Well, the nice thing after the wipe-out is that people will buy homes again for one reason and one reason only - to live in them.
Ah, the old days...
It's funny to me too that the biggest bubble markets are the cities with the cheesiest, flashiest, live beyond your means, get-rich-quick, uneducated lazy losers - Miami, Las Vegas, Phoenix and Los Angeles. Couldn't be more different than quality, hard working folks in Kansas, if you know what I mean.
Good commentary on the crash. Here's some out-takes...

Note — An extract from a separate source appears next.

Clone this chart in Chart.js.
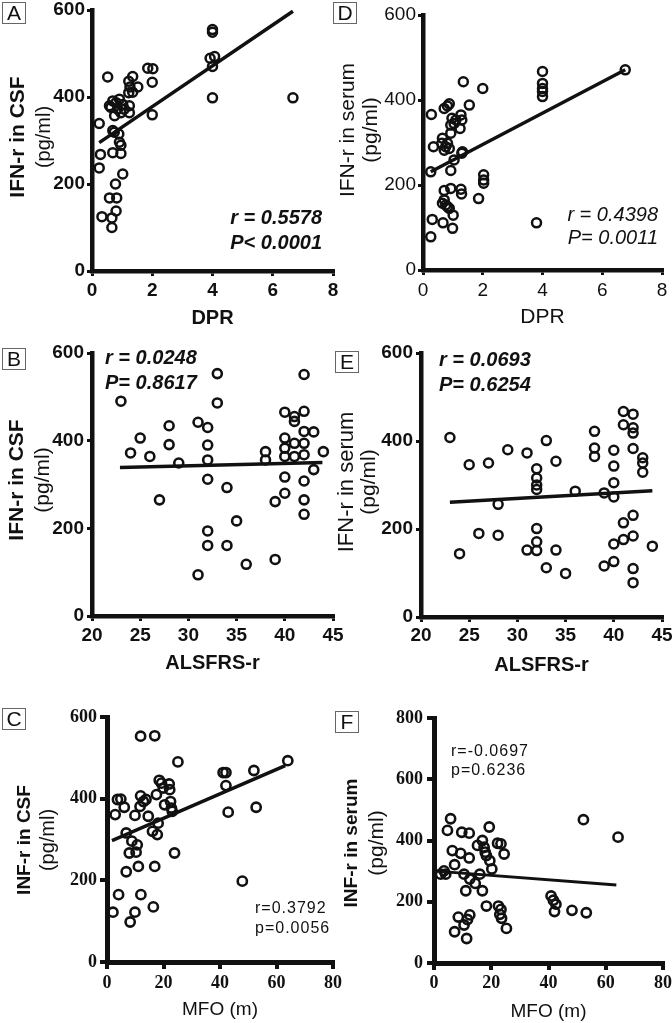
<!DOCTYPE html>
<html><head><meta charset="utf-8">
<script src="https://cdn.jsdelivr.net/npm/chart.js@4"></script>
<style>
html,body{margin:0;padding:0;background:#fff;}
body{width:672px;height:1023px;position:relative;overflow:hidden;font-family:"Liberation Sans",Arial,sans-serif;color:#111;}
.cv{position:absolute;}
.cv canvas{display:block;}
.lbl{position:absolute;border:1px solid #666;background:#fff;font-size:21px;line-height:20px;width:22px;height:20px;text-align:center;}
.yt{position:absolute;white-space:nowrap;transform:translate(-50%,-50%) rotate(-90deg);}
.ann{position:absolute;white-space:nowrap;}
</style></head><body>
<script>
// ---------- Panel A: DPR vs IFN-r in CSF ----------
const dprA = [0.52,0.24,0.28,0.24,0.33,0.66,0.66,0.58,0.82,0.78,0.80,0.69,0.96,1.02,0.96,0.91,0.69,0.74,0.89,0.58,0.69,0.80,0.91,1.02,0.85,0.75,0.96,0.63,1.07,1.24,1.24,1.22,1.26,1.35,1.35,1.52,1.22,1.85,2.02,2.00,2.00,4.0,4.0,3.92,4.07,4.0,4.0,6.67];
const csfA = [446,339,268,237,125,122,100,168,168,200,138,272,270,223,289,296,323,319,315,380,391,387,395,383,372,357,364,376,372,380,364,436,423,447,411,423,410,466,465,434,359,555,549,489,493,470,398,398];
const fitA_x = [0.24, 6.67];
const fitA_y = [295, 597];

// ---------- Panel D: DPR vs IFN-r in serum ----------
const dprD = [0.28,0.35,0.26,0.31,0.26,0.67,0.63,0.65,0.71,0.82,0.88,0.76,0.88,0.82,0.71,0.93,0.93,0.97,1.04,1.10,1.27,1.30,1.24,1.32,1.30,1.04,0.93,0.71,0.71,0.65,0.76,0.82,0.93,0.88,1.01,0.99,1.27,1.29,1.35,1.55,2.0,2.03,2.03,2.03,1.86,4.0,4.0,4.0,4.0,4.0,3.8,6.77];
const serumD = [366,290,231,119,78,111,298,310,380,386,391,290,286,298,282,322,341,357,345,353,365,353,333,278,275,259,234,187,165,157,153,149,192,145,129,98,190,179,443,388,427,224,212,204,168,467,439,427,420,408,111,471];
const fitD_x = [0.26, 6.77];
const fitD_y = [231, 471];

// ---------- Panel B: ALSFRS-r vs IFN-r in CSF ----------
const alsB = [23,24,25,26,27,28,28,29,31,31,32,32,32,32,32,32,33,33,34,34,35,36,38,38,39,39,40,40,40,40,40,40,41,41,41,41,42,42,42,42,42,42,42,42,43,43,44];
const csfB = [490,372,406,364,265,434,391,349,442,94,430,390,356,312,194,161,553,486,293,161,217,118,375,356,261,129,465,406,383,364,317,280,455,444,394,364,551,467,421,394,368,308,265,232,420,334,375];
const fitB_x = [22.9, 43.9];
const fitB_y = [339, 350];

// ---------- Panel E: ALSFRS-r vs IFN-r in serum ----------
const alsE = [23,24,25,26,27,28,28,29,31,31,32,32,32,32,32,32,32,33,33,34,34,35,36,38,38,38,39,39,40,40,40,40,40,40,41,41,41,41,42,42,42,42,42,42,42,42,43,43,43,44];
const serumE = [408,144,346,190,350,256,186,380,373,152,337,316,300,290,201,171,151,401,112,354,152,99,286,422,384,365,282,116,379,343,305,273,166,126,467,437,214,176,461,430,418,383,231,184,110,78,362,350,329,161];
const fitE_x = [23, 44];
const fitE_y = [261, 287];

// ---------- Panel C: MFO vs INF-r in CSF ----------
const mfoC = [2.1,2.9,4.1,3.7,4.9,6.1,6.8,6.8,8.2,7.9,8.8,9.9,9.9,10.3,10.7,11.1,11.7,11.9,11.9,12.0,12.9,13.8,14.6,16.1,16.4,16.9,16.9,17.5,17.8,18.1,18.5,19.3,19.9,20.4,22.0,22.2,22.5,22.8,23.1,23.9,25.1,41.1,42.1,42.1,42.9,47.9,52.0,52.8,64.0];
const csfC = [122,361,165,398,399,379,316,221,98,267,296,122,359,269,287,234,381,407,553,165,393,398,357,320,135,234,554,410,312,340,445,438,426,385,436,422,393,377,369,267,490,464,464,432,367,198,469,379,493];
const fitC_x = [1.75, 63.1];
const fitC_y = [297, 481];

// ---------- Panel F: MFO vs INF-r in serum ----------
const mfoF = [2.3,3.5,4.1,5.8,4.7,6.4,7.2,7.2,8.5,9.3,9.7,10.5,10.5,11.1,11.4,11.7,12.3,12.3,12.5,12.5,14.4,16.0,15.2,16.9,16.9,17.5,17.9,18.3,18.3,19.3,19.5,20.2,22.2,22.5,23.0,23.4,23.6,23.4,24.5,25.3,40.9,41.7,42.6,42.1,48.2,52.2,53.2,64.3];
const serumF = [290,301,290,471,433,367,321,102,150,358,427,290,124,236,80,142,343,424,157,274,260,290,384,400,236,378,362,351,186,444,334,307,391,186,159,389,146,175,356,113,219,205,192,168,172,468,164,411];
const fitF_x = [0.6, 63.7];
const fitF_y = [300, 255];

// ---------- tick / axis labels ----------
const xTitles = {A:'DPR', D:'DPR', B:'ALSFRS-r', E:'ALSFRS-r', C:'MFO (m)', F:'MFO (m)'};
const yTitles = {A:['IFN-r in CSF','(pg/ml)'], D:['IFN-r in serum','(pg/ml)'], B:['IFN-r in CSF','(pg/ml)'], E:['IFN-r in serum','(pg/ml)'], C:['INF-r in CSF','(pg/ml)'], F:['INF-r in serum','(pg/ml)']};
const stats = {A:['r = 0.5578','P< 0.0001'], D:['r = 0.4398','P= 0.0011'], B:['r = 0.0248','P= 0.8617'], E:['r = 0.0693','P= 0.6254'], C:['r=0.3792','p=0.0056'], F:['r=-0.0697','p=0.6236']};

const INK = '#111';
const SANS = 'Liberation Sans, Arial, sans-serif';
const SERIF = 'Liberation Serif, Times New Roman, serif';

function addPanel(o) {
  const wrap = document.createElement('div');
  wrap.className = 'cv';
  wrap.style.left = o.cv.left + 'px';
  wrap.style.top = o.cv.top + 'px';
  const c = document.createElement('canvas');
  c.width = o.cv.w; c.height = o.cv.h;
  c.style.width = o.cv.w + 'px'; c.style.height = o.cv.h + 'px';
  wrap.appendChild(c);
  document.body.appendChild(wrap);

  const yW = o.ca.l - o.cv.left;
  const padR = o.cv.left + o.cv.w - o.ca.r;
  const padT = o.ca.t - o.cv.top;
  const xH = o.cv.top + o.cv.h - o.ca.b;
  const tLH = o.xTitleFont.size * 1.2;
  const pb = o.cv.top + o.cv.h - o.xTitleY - tLH / 2;

  new Chart(c, {
    type: 'scatter',
    data: {
      datasets: [
        {
          data: o.xs.map((x, i) => ({x: x, y: o.ys[i]})),
          pointStyle: 'circle', pointRadius: o.pr, pointBorderWidth: o.pbw,
          pointBorderColor: INK, borderColor: INK,
          pointBackgroundColor: 'rgba(0,0,0,0)', backgroundColor: 'rgba(0,0,0,0)',
          showLine: false, clip: false
        },
        {
          data: o.fx.map((x, i) => ({x: x, y: o.fy[i]})),
          showLine: true, borderColor: INK, borderWidth: o.lw, pointRadius: 0,
          fill: false, clip: false
        }
      ]
    },
    options: {
      responsive: false, animation: false, devicePixelRatio: 1, events: [],
      layout: {padding: {left: 0, right: padR, top: padT, bottom: 0}},
      plugins: {legend: {display: false}, tooltip: {enabled: false}},
      scales: {
        x: {
          type: 'linear', min: o.xmin, max: o.xmax,
          ticks: {stepSize: o.xstep, font: o.tickFont, color: INK, padding: o.xpad, maxRotation: 0, autoSkip: false},
          grid: {display: true, drawOnChartArea: false, drawTicks: true, tickLength: o.tl, color: INK, lineWidth: o.tw},
          border: {display: true, color: INK, width: o.aw},
          title: {display: true, text: xTitles[o.key], font: o.xTitleFont, color: INK, padding: {top: 0, bottom: pb}},
          afterFit: s => { s.height = xH; s.paddingLeft = 0; s.paddingRight = 0; }
        },
        y: {
          type: 'linear', min: 0, max: o.ymax,
          ticks: {stepSize: o.ystep, font: o.tickFont, color: INK, padding: o.ypad, autoSkip: false},
          grid: {display: true, drawOnChartArea: false, drawTicks: true, tickLength: o.tl, color: INK, lineWidth: o.tw},
          border: {display: true, color: INK, width: o.aw},
          afterFit: s => { s.width = yW; s.paddingTop = 0; s.paddingBottom = 0; }
        }
      }
    }
  });

  // panel letter
  const L = document.createElement('div');
  L.className = 'lbl'; L.textContent = o.key;
  L.style.left = o.box[0] + 'px'; L.style.top = o.box[1] + 'px';
  document.body.appendChild(L);

  // y-axis title (two lines)
  o.yt.forEach((t, i) => {
    const d = document.createElement('div');
    d.className = 'yt'; d.textContent = yTitles[o.key][i];
    d.style.left = t.x + 'px'; d.style.top = o.ytY + 'px';
    d.style.font = t.font;
    document.body.appendChild(d);
  });

  // statistics annotation
  const a = document.createElement('div');
  a.className = 'ann';
  a.innerHTML = stats[o.key][0] + '<br>' + stats[o.key][1];
  Object.assign(a.style, o.annStyle);
  document.body.appendChild(a);
}

const boldSans = s => ({family: SANS, weight: 'bold', size: s});
const regSans = s => ({family: SANS, weight: 'normal', size: s});
const boldSerif = s => ({family: SERIF, weight: 'bold', size: s});

addPanel({key:'A', cv:{left:0, top:0, w:345, h:340}, ca:{l:92, r:333, t:10, b:271},
  xs:dprA, ys:csfA, fx:fitA_x, fy:fitA_y, xmin:0, xmax:8, xstep:2, ymax:600, ystep:200,
  tickFont:boldSans(19), xTitleFont:boldSans(20), xTitleY:318, tl:5, tw:3, aw:4.5, xpad:3, ypad:2,
  pr:4.5, pbw:2.5, lw:3.5, box:[2,2],
  yt:[{x:17, font:'bold 21px Liberation Sans, Arial, sans-serif'},{x:43, font:'normal 20px Liberation Sans, Arial, sans-serif'}], ytY:137,
  annStyle:{right:'350px', top:'205px', textAlign:'right', font:'italic bold 20px/25px Liberation Sans, Arial, sans-serif'}});

addPanel({key:'D', cv:{left:336, top:0, w:336, h:340}, ca:{l:423, r:662, t:15, b:270},
  xs:dprD, ys:serumD, fx:fitD_x, fy:fitD_y, xmin:0, xmax:8, xstep:2, ymax:600, ystep:200,
  tickFont:regSans(19), xTitleFont:regSans(21), xTitleY:317, tl:5, tw:3, aw:4.5, xpad:4, ypad:2,
  pr:4.5, pbw:2.5, lw:3.5, box:[333,2],
  yt:[{x:347, font:'normal 21px Liberation Sans, Arial, sans-serif'},{x:370, font:'normal 21px Liberation Sans, Arial, sans-serif'}], ytY:130,
  annStyle:{right:'14px', top:'203px', textAlign:'right', font:'italic normal 20px/23px Liberation Sans, Arial, sans-serif'}});

addPanel({key:'B', cv:{left:0, top:335, w:345, h:345}, ca:{l:92, r:333, t:353, b:616},
  xs:alsB, ys:csfB, fx:fitB_x, fy:fitB_y, xmin:20, xmax:45, xstep:5, ymax:600, ystep:200,
  tickFont:boldSans(19), xTitleFont:boldSans(20), xTitleY:663, tl:5, tw:3, aw:4.5, xpad:3, ypad:3,
  pr:4.5, pbw:2.6, lw:3.5, box:[2,348],
  yt:[{x:16, font:'bold 21px Liberation Sans, Arial, sans-serif'},{x:42, font:'normal 21px Liberation Sans, Arial, sans-serif'}], ytY:480,
  annStyle:{left:'105px', top:'345px', font:'italic bold 20px/25px Liberation Sans, Arial, sans-serif'}});

addPanel({key:'E', cv:{left:336, top:335, w:336, h:345}, ca:{l:421, r:662, t:353, b:617},
  xs:alsE, ys:serumE, fx:fitE_x, fy:fitE_y, xmin:20, xmax:45, xstep:5, ymax:600, ystep:200,
  tickFont:boldSans(19), xTitleFont:boldSans(20), xTitleY:665, tl:5, tw:3, aw:4.5, xpad:2, ypad:3,
  pr:4.5, pbw:2.5, lw:3.5, box:[335,351],
  yt:[{x:346, font:'normal 22px Liberation Sans, Arial, sans-serif'},{x:368, font:'normal 21px Liberation Sans, Arial, sans-serif'}], ytY:482,
  annStyle:{left:'439px', top:'347px', font:'italic bold 20px/25px Liberation Sans, Arial, sans-serif'}});

addPanel({key:'C', cv:{left:0, top:690, w:345, h:333}, ca:{l:107, r:333, t:717, b:962},
  xs:mfoC, ys:csfC, fx:fitC_x, fy:fitC_y, xmin:0, xmax:80, xstep:20, ymax:600, ystep:200,
  tickFont:boldSerif(18), xTitleFont:regSans(19), xTitleY:1010, tl:7, tw:4, aw:5, xpad:4, ypad:3,
  pr:4.6, pbw:2.6, lw:3.5, box:[2,708],
  yt:[{x:24, font:'bold 19px Liberation Sans, Arial, sans-serif'},{x:47, font:'normal 20px Liberation Sans, Arial, sans-serif'}], ytY:840,
  annStyle:{left:'255px', top:'898px', font:'normal 16px/20px Liberation Sans, Arial, sans-serif', letterSpacing:'1px'}});

addPanel({key:'F', cv:{left:336, top:690, w:336, h:333}, ca:{l:434, r:663, t:718, b:963},
  xs:mfoF, ys:serumF, fx:fitF_x, fy:fitF_y, xmin:0, xmax:80, xstep:20, ymax:800, ystep:200,
  tickFont:boldSerif(18), xTitleFont:regSans(19), xTitleY:1012, tl:7, tw:4, aw:5, xpad:3, ypad:4,
  pr:4.6, pbw:2.6, lw:3, box:[335,711],
  yt:[{x:351, font:'bold 19px Liberation Sans, Arial, sans-serif'},{x:376, font:'normal 21px Liberation Sans, Arial, sans-serif'}], ytY:843,
  annStyle:{left:'451px', top:'741px', font:'normal 16px/19px Liberation Sans, Arial, sans-serif', letterSpacing:'1px'}});
</script>
</body></html>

In 1998, I began loudly warning people about the approaching dot-com bust. I had analyzed the situation and knew the bubble was going to burst. There was no doubt in my mind, because I looked at the fundamentals of these internet companies' finances... the internet startups that had stock prices in the billions of dollars but had sold no products, had no revenues and had no customers. You don't have to be a genius to figure out that bubble was going to burst, and something very similar is happening today in the housing market
First, let's get back to the dot-com market, because, in hindsight, it was easy to see that it was a bubble about to burst. Think about what you were doing in 1998, 1999 or 2000. You were probably invested in the stock market. You thought you were doing pretty well. You thought you were building up a huge retirement. Everybody was getting rich, at least on paper.

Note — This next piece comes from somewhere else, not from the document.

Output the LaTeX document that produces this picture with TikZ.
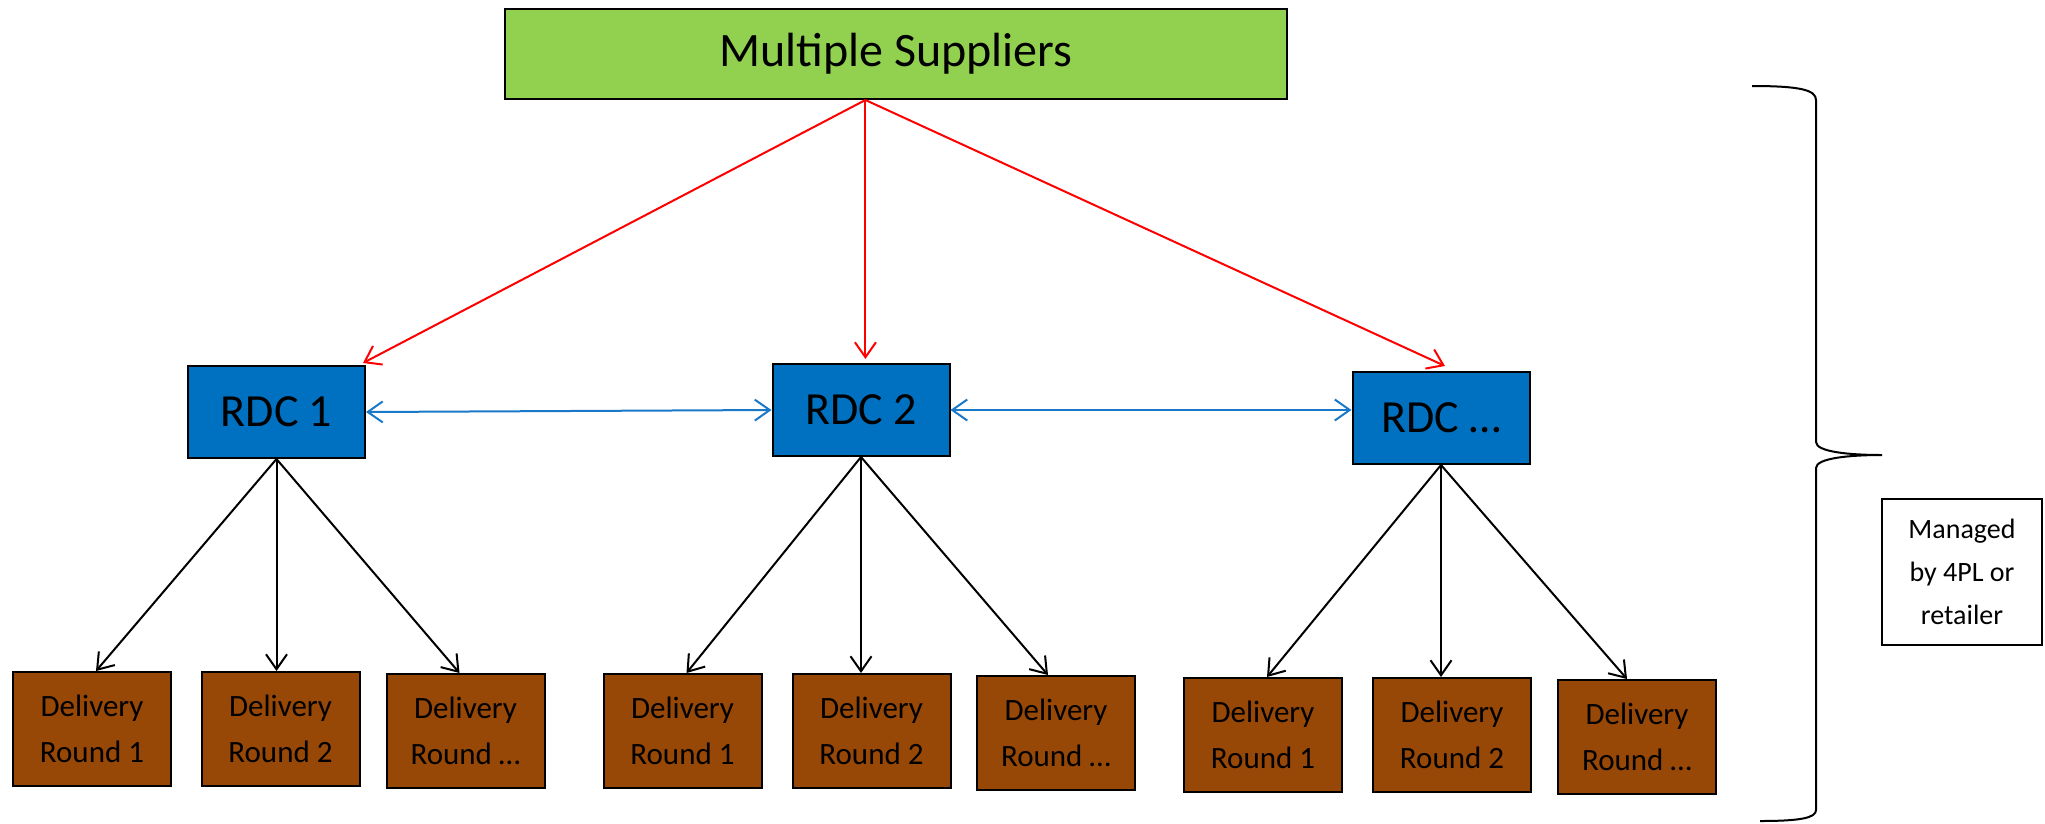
\documentclass[tikz,border=0pt]{standalone}
\usepackage{fontspec}
\setmainfont{Carlito}
\usetikzlibrary{arrows.meta,calc}

\definecolor{supgreen}{HTML}{92D050}
\definecolor{rdcblue}{HTML}{0070C0}
\definecolor{roundbrown}{HTML}{974706}
\definecolor{linkblue}{HTML}{1A78C8}

\tikzset{
  box/.style={draw=black, line width=2pt, inner sep=0pt, align=center},
  supbox/.style={box, fill=supgreen, minimum width=782pt, minimum height=90pt,
    font=\fontsize{48}{57}\selectfont},
  rdcbox/.style={box, fill=rdcblue, minimum width=177pt, minimum height=92pt,
    font=\fontsize{46}{55}\selectfont},
  roundbox/.style={box, fill=roundbrown, minimum width=158pt, minimum height=114pt,
    font=\fontsize{31}{46}\selectfont},
  notebox/.style={draw=black, line width=1.5pt, fill=white, inner sep=0pt, align=center,
    minimum width=160pt, minimum height=146pt, font=\fontsize{28}{43}\selectfont},
  barb/.tip={Straight Barb[length=15pt,width=21pt]},
  feed/.style={draw=red, line width=2pt, -barb},
  link/.style={draw=linkblue, line width=2pt, barb-barb},
  serve/.style={draw=black, line width=2pt, -barb},
  bracket/.style={draw=black, line width=2pt}
}

\begin{document}
\begin{tikzpicture}[x=1pt, y=-1pt]
  \useasboundingbox (0,0) rectangle (2045,823);

  % suppliers
  \node[supbox] (sup) at (896,54) {Multiple Suppliers};

  % regional distribution centres
  \node[rdcbox] (rdc1) at (276.5,412) {RDC 1};
  \node[rdcbox] (rdc2) at (861,410) {RDC 2};
  \node[rdcbox] (rdc3) at (1441,418) {RDC \dots};

  % delivery rounds
  \node[roundbox] (r11) at (92,729)    {Delivery\\Round 1};
  \node[roundbox] (r12) at (280.5,729) {Delivery\\Round 2};
  \node[roundbox] (r13) at (465.5,731) {Delivery\\Round \dots};
  \node[roundbox] (r21) at (682.5,731) {Delivery\\Round 1};
  \node[roundbox] (r22) at (871.5,731) {Delivery\\Round 2};
  \node[roundbox] (r23) at (1056,733)  {Delivery\\Round \dots};
  \node[roundbox] (r31) at (1263,735)  {Delivery\\Round 1};
  \node[roundbox] (r32) at (1452,735)  {Delivery\\Round 2};
  \node[roundbox] (r33) at (1637,737)  {Delivery\\Round \dots};

  % note
  \node[notebox] (note) at (1962,572) {Managed\\by 4PL or\\retailer};

  % supplier flows
  \coordinate (src) at ($(sup.south west)!0.461!(sup.south east)$);
  \draw[feed] (src) -- ([shift={(-3pt,2pt)}]rdc1.north east);
  \draw[feed] (src) -- ([yshift=4pt]src |- rdc2.north);
  \draw[feed] (src) -- ([shift={(4pt,5pt)}]rdc3.north);

  % transfers between RDCs
  \draw[link] (rdc1.east) -- (rdc2.west);
  \draw[link] (rdc2.east) -- (rdc2.east -| rdc3.west);

  % RDC to delivery rounds
  \draw[serve] (rdc1.south) -- ([xshift=4pt]r11.north);
  \draw[serve] (rdc1.south) -- (rdc1.south |- r12.north);
  \draw[serve] (rdc1.south) -- ([xshift=-6pt]r13.north);
  \draw[serve] (rdc2.south) -- ([xshift=4pt]r21.north);
  \draw[serve] (rdc2.south) -- (rdc2.south |- r22.north);
  \draw[serve] (rdc2.south) -- ([xshift=-8pt]r23.north);
  \draw[serve] (rdc3.south) -- ([xshift=4pt]r31.north);
  \draw[serve] (rdc3.south) -- (rdc3.south |- r32.north);
  \draw[serve] (rdc3.south) -- ([xshift=-10pt]r33.north);

  % curly bracket
  \draw[bracket] (1752,86) .. controls (1800,86) and (1816,90) .. (1816,100)
    -- (1816,442) .. controls (1816,452) and (1850,455) .. (1882,455)
    .. controls (1850,455) and (1816,458) .. (1816,468)
    -- (1816,810) .. controls (1816,818) and (1800,821) .. (1760,821);
\end{tikzpicture}
\end{document}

In a sane, normal housing economy, that's the thinking that's going on. But today in the United States, especially in key cities, there's something amiss. Increasingly, people are not buying houses to live in them, nor to rent them out. They are buying them for speculation. They're buying them because they are anticipating a price increase. They're buying houses for the same reason they bought stocks during the internet boom. They don't even care what it's for. They don't care if the house is a place to live in. It's just a way to double their money.